TO DO: Could the lines from the start of the data through the line with "const decadeExps = [1, 2, 3, 4, 5, 6, 7];" be set down exactly, with no pictures among them?

SOURCE MATERIAL:
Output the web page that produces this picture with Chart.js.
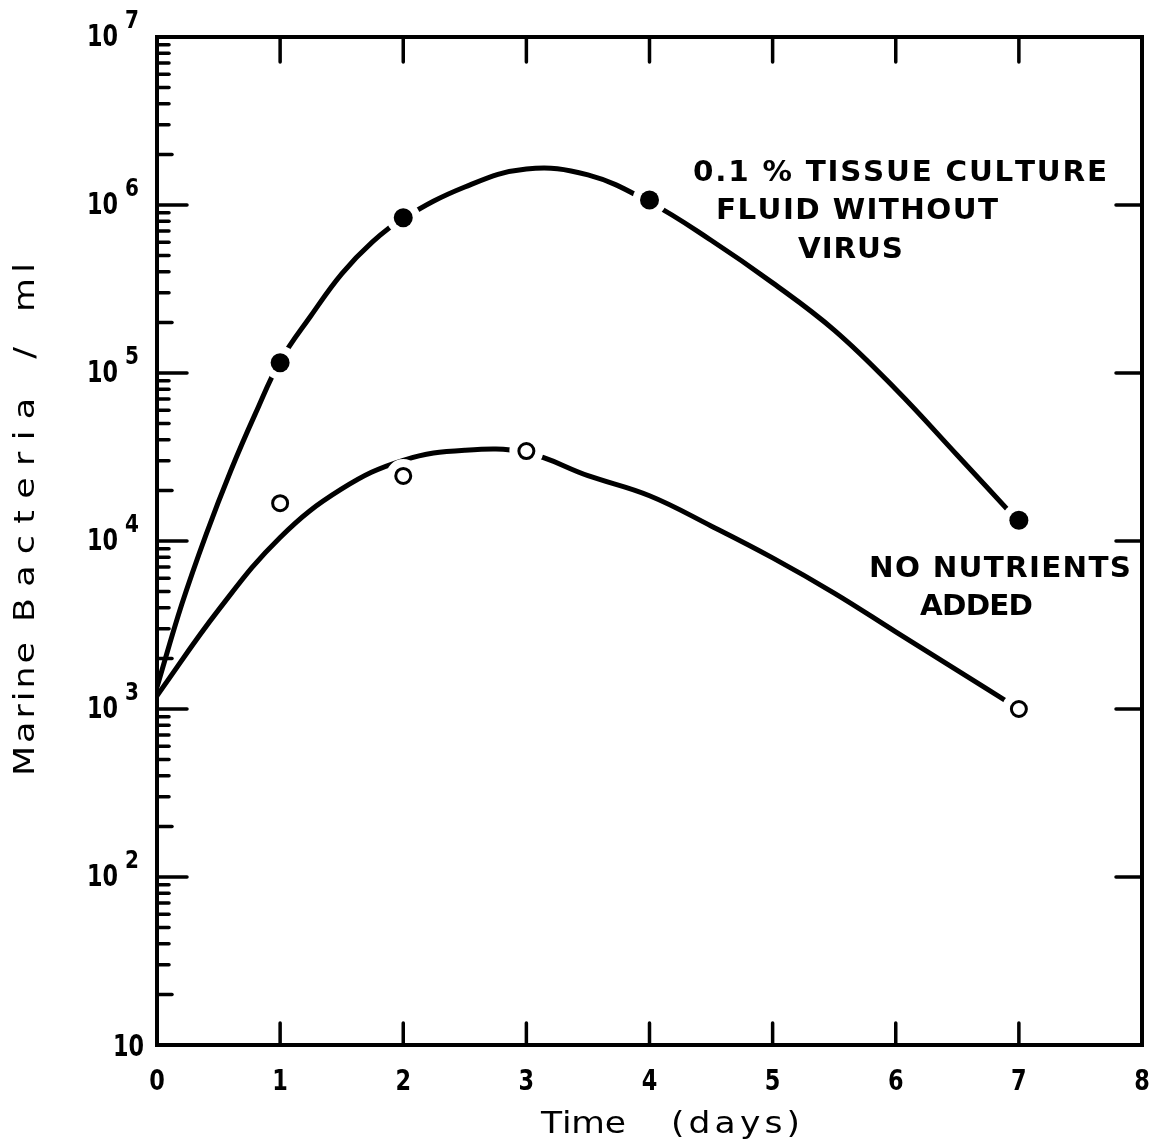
<!DOCTYPE html>
<html lang="en">
<head>
    <meta charset="UTF-8">
    <title>Marine Bacteria / ml</title>
    <script src="https://cdn.jsdelivr.net/npm/chart.js"></script>
    <style>
        body { margin: 0; background: #fff; }
        .wrap { width: 1162px; height: 1146px; }
    </style>
</head>
<body>
<div class="wrap"><canvas id="chart"></canvas></div>
<script>
    // axis ticks
    const dayTicks = [0, 1, 2, 3, 4, 5, 6, 7, 8];
    const decadeExps = [1, 2, 3, 4, 5, 6, 7];

    // measured points
    const filledDays = [1, 2, 4, 7];
    const filledValues = [1.15e5, 8.4e5, 1.07e6, 1.33e4];
    const openDays = [1, 2, 3, 7];
    const openValues = [1.68e4, 2.44e4, 3.43e4, 1.0e3];

    // hand-drawn fitted curves
    const upperFitDays = [0, 0.2, 0.4, 0.6, 0.8, 1, 1.25, 1.5, 1.75, 2, 2.5, 3, 3.5, 4, 4.5, 5, 5.5, 6, 6.5, 7];
    const upperFitValues = [1.35e3, 4.17e3, 1.1e4, 2.63e4, 5.75e4, 1.175e5, 2.19e5, 3.89e5, 6.03e5, 8.32e5,
        1.28e6, 1.64e6, 1.51e6, 1.04e6, 6.17e5, 3.44e5, 1.8e5, 8.0e4, 3.24e4, 1.3e4];
    const lowerFitDays = [0, 0.5, 1, 1.5, 2, 2.5, 3, 3.5, 4, 4.5, 5, 5.5, 6, 6.5, 7];
    const lowerFitValues = [1.2e3, 3.89e3, 1.05e4, 2.04e4, 3.02e4, 3.47e4, 3.35e4, 2.45e4, 1.86e4, 1.23e4,
        7.94e3, 4.9e3, 2.88e3, 1.7e3, 1.0e3];

    const upperLabel = ['0.1 % TISSUE CULTURE', 'FLUID WITHOUT', 'VIRUS'];
    const lowerLabel = ['NO NUTRIENTS', 'ADDED'];
    const xTitle = ['Time', '(days)'];
    const yTitle = ['Marine', 'Bacteria', '/', 'ml'];

    const toXY = (xs, ys) => xs.map((x, i) => ({ x: x, y: ys[i] }));
    const INK = '#000';
    const FONT = "'DejaVu Sans', sans-serif";

    // draw text spread evenly between x0 and x1, glyphs stretched by sx
    function spreadText(ctx, text, x0, x1, y, sx) {
        sx = sx || 1;
        const chars = text.split('');
        const w = chars.reduce((s, c) => s + ctx.measureText(c).width * sx, 0);
        const gap = chars.length > 1 ? (x1 - x0 - w) / (chars.length - 1) : 0;
        let x = chars.length > 1 ? x0 : (x0 + x1 - w) / 2;
        ctx.textAlign = 'left';
        chars.forEach(c => {
            ctx.save();
            ctx.translate(x, y);
            ctx.scale(sx, 1);
            ctx.fillText(c, 0, 0);
            ctx.restore();
            x += ctx.measureText(c).width * sx + gap;
        });
    }

    // white gap where the curves run into the symbols, then the symbols again on top
    const gaps = {
        id: 'gaps',
        afterDatasetsDraw(chart) {
            const ctx = chart.ctx;
            const metas = [chart.getDatasetMeta(0), chart.getDatasetMeta(1)];
            ctx.save();
            ctx.fillStyle = '#fff';
            metas.forEach(meta => {
                meta.data.forEach(pt => {
                    ctx.beginPath();
                    ctx.arc(pt.x, pt.y, 17, 0, Math.PI * 2);
                    ctx.fill();
                });
            });
            ctx.restore();
            metas.forEach(meta => {
                meta.data.forEach(pt => pt.draw(ctx, chart.chartArea));
            });
        }
    };

    const frame = {
        id: 'frame',
        afterDraw(chart) {
            const ctx = chart.ctx;
            const xs = chart.scales.x, ys = chart.scales.y;
            const a = chart.chartArea;
            ctx.save();
            ctx.strokeStyle = INK;
            ctx.fillStyle = INK;
            ctx.lineCap = 'round';

            // box
            ctx.lineWidth = 4;
            ctx.strokeRect(a.left, a.top, a.right - a.left, a.bottom - a.top);

            // x ticks, top and bottom, inward
            ctx.lineWidth = 3.5;
            dayTicks.slice(1, -1).forEach(d => {
                const px = xs.getPixelForValue(d);
                ctx.beginPath();
                ctx.moveTo(px, a.bottom); ctx.lineTo(px, a.bottom - 22);
                ctx.moveTo(px, a.top); ctx.lineTo(px, a.top + 25);
                ctx.stroke();
            });

            // y ticks: decades on both sides, minors on the left
            decadeExps.forEach(e => {
                const base = Math.pow(10, e);
                if (e < 7) {
                    const py = ys.getPixelForValue(base);
                    if (e > 1) {
                        ctx.beginPath();
                        ctx.moveTo(a.left, py); ctx.lineTo(a.left + 30, py);
                        ctx.moveTo(a.right, py); ctx.lineTo(a.right - 26, py);
                        ctx.stroke();
                    }
                    for (let m = 2; m <= 9; m++) {
                        const my = ys.getPixelForValue(base * m);
                        ctx.beginPath();
                        ctx.moveTo(a.left, my); ctx.lineTo(a.left + (m === 2 ? 15 : 12), my);
                        ctx.stroke();
                    }
                }
            });

            // x tick labels
            ctx.font = 'bold 28px ' + FONT;
            ctx.textBaseline = 'middle';
            dayTicks.forEach(d => {
                ctx.save();
                ctx.translate(xs.getPixelForValue(d), a.bottom + 38);
                ctx.scale(0.8, 1);
                ctx.textAlign = 'center';
                ctx.fillText(String(d), 0, 0);
                ctx.restore();
            });

            // y tick labels, 10 with superscript exponent
            decadeExps.forEach(e => {
                const py = ys.getPixelForValue(Math.pow(10, e));
                ctx.save();
                ctx.textAlign = 'right';
                ctx.font = 'bold 31px ' + FONT;
                if (e === 1) {
                    ctx.translate(a.left - 13, py + 3);
                    ctx.scale(0.72, 1);
                    ctx.fillText('10', 0, 0);
                } else {
                    ctx.save();
                    ctx.translate(a.left - 39, py + 1);
                    ctx.scale(0.72, 1);
                    ctx.fillText('10', 0, 0);
                    ctx.restore();
                    ctx.translate(a.left - 25, py - 16);
                    ctx.scale(0.8, 1);
                    ctx.font = 'bold 25px ' + FONT;
                    ctx.textAlign = 'center';
                    ctx.fillText(String(e), 0, 0);
                }
                ctx.restore();
            });

            // curve labels
            ctx.font = 'bold 28px ' + FONT;
            ctx.textBaseline = 'middle';
            spreadText(ctx, upperLabel[0], 693, 1107, 174, 1.05);
            spreadText(ctx, upperLabel[1], 716, 998, 212, 1.05);
            spreadText(ctx, upperLabel[2], 798, 903, 251, 1.05);
            spreadText(ctx, lowerLabel[0], 869, 1131, 570, 1.05);
            spreadText(ctx, lowerLabel[1], 920, 1033, 608, 1.05);

            // x title
            ctx.font = '30px ' + FONT;
            ctx.textBaseline = 'alphabetic';
            spreadText(ctx, xTitle[0], 541, 626, 1133, 1.15);
            spreadText(ctx, xTitle[1], 671, 800, 1133, 1.15);

            // y title, rotated
            ctx.save();
            ctx.translate(34, 0);
            ctx.rotate(-Math.PI / 2);
            ctx.font = '29px ' + FONT;
            ctx.textBaseline = 'alphabetic';
            spreadText(ctx, yTitle[0], -776, -642, 0, 1.2);
            spreadText(ctx, yTitle[1], -622, -398, 0, 1.2);
            spreadText(ctx, yTitle[2], -366, -340, 0, 1.2);
            spreadText(ctx, yTitle[3], -312, -263, 0, 1.2);
            ctx.restore();

            ctx.restore();
        }
    };

    new Chart(document.getElementById('chart'), {
        type: 'scatter',
        data: {
            datasets: [
                {
                    label: 'filled',
                    data: toXY(filledDays, filledValues),
                    pointRadius: 9.5,
                    pointBackgroundColor: INK,
                    pointBorderWidth: 0,
                    showLine: false
                },
                {
                    label: 'open',
                    data: toXY(openDays, openValues),
                    pointRadius: 7.5,
                    pointBackgroundColor: '#fff',
                    pointBorderColor: INK,
                    pointBorderWidth: 3,
                    showLine: false
                },
                {
                    label: '0.1 % tissue culture fluid without virus',
                    data: toXY(upperFitDays, upperFitValues),
                    showLine: true,
                    borderColor: INK,
                    borderWidth: 5,
                    tension: 0.4,
                    pointRadius: 0
                },
                {
                    label: 'no nutrients added',
                    data: toXY(lowerFitDays, lowerFitValues),
                    showLine: true,
                    borderColor: INK,
                    borderWidth: 5,
                    tension: 0.4,
                    pointRadius: 0
                }
            ]
        },
        options: {
            responsive: true,
            maintainAspectRatio: false,
            animation: false,
            layout: { padding: { left: 157, right: 20, top: 37, bottom: 101 } },
            plugins: { legend: { display: false }, tooltip: { enabled: false } },
            scales: {
                x: { type: 'linear', min: 0, max: 8, display: false },
                y: { type: 'logarithmic', min: 10, max: 1e7, display: false }
            }
        },
        plugins: [gaps, frame]
    });
</script>
</body>
</html>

RESPONSE FOR THIS EXERCISE:
Output the web page that produces this picture with Chart.js.
<!DOCTYPE html>
<html lang="en">
<head>
    <meta charset="UTF-8">
    <title>Marine Bacteria / ml</title>
    <script src="https://cdn.jsdelivr.net/npm/chart.js"></script>
    <style>
        body { margin: 0; background: #fff; }
        .wrap { width: 1162px; height: 1146px; }
    </style>
</head>
<body>
<div class="wrap"><canvas id="chart"></canvas></div>
<script>
    // axis ticks
    const dayTicks = [0, 1, 2, 3, 4, 5, 6, 7, 8];
    const decadeExps = [1, 2, 3, 4, 5, 6, 7];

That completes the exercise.